Why "Tweaking" Your Model Isn't Enough

If you are seeing a high False Rejection Rate (FRR) in specific demographics, your first instinct might be to adjust the threshold in your code. But as the industry is learning, you cannot simply "patch" a biased model.

Field research suggests that systems often need to be rebuilt from the ground up. This involves:

Diverse Vectorization: Ensuring the training set reflects a wider range of feature distributions so the model knows what "normal variation" looks like.
Lighting and Hardware Calibration: Standard computer vision cameras are often optimized for lighter skin tones. This leads to underexposure and loss of critical facial landmarks in low-light environments, which effectively destroys the integrity of the Euclidean distance analysis.
Document Infrastructure: In many regions, the "standardized" ID format—neutral lighting, plain background—simply doesn't exist. If your regex or your vision model expects a Brussels-style passport photo, it will break when it encounters a manually captured ID from a local precinct.

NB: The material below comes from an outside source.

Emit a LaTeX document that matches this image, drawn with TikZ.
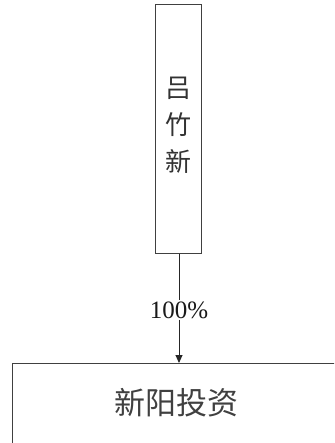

The Investigative Perspective

At CaraComp, we focus on facial comparison—not the controversial world of crowd surveillance. We provide investigators with tools that use side-by-side Euclidean distance analysis. For a solo investigator or a small firm, the technical accuracy of these results is their reputation.

If an investigator presents a match in court based on a tool that was only trained on one demographic, that evidence is vulnerable. This is why we emphasize comparison between specific, investigator-provided photos rather than scanning against massive, opaque databases. It allows for a more controlled analysis where the developer and the user can verify the quality of the input.

The Implementation Gap

The lesson for the dev community is clear: regulation like the EU AI Act provides a great framework, but it doesn't provide the data. Importing a European AI rulebook without importing the technical infrastructure to audit and retrain models for local populations creates a false sense of security.

When you are integrating a biometric API, ask yourself: what is the training skew of this model? If the documentation doesn't tell you, you are essentially deploying a black box that might fail 100x more often depending on who is standing in front of the lens.

How do you handle edge cases in your computer vision workflows when the training data doesn't match your user base?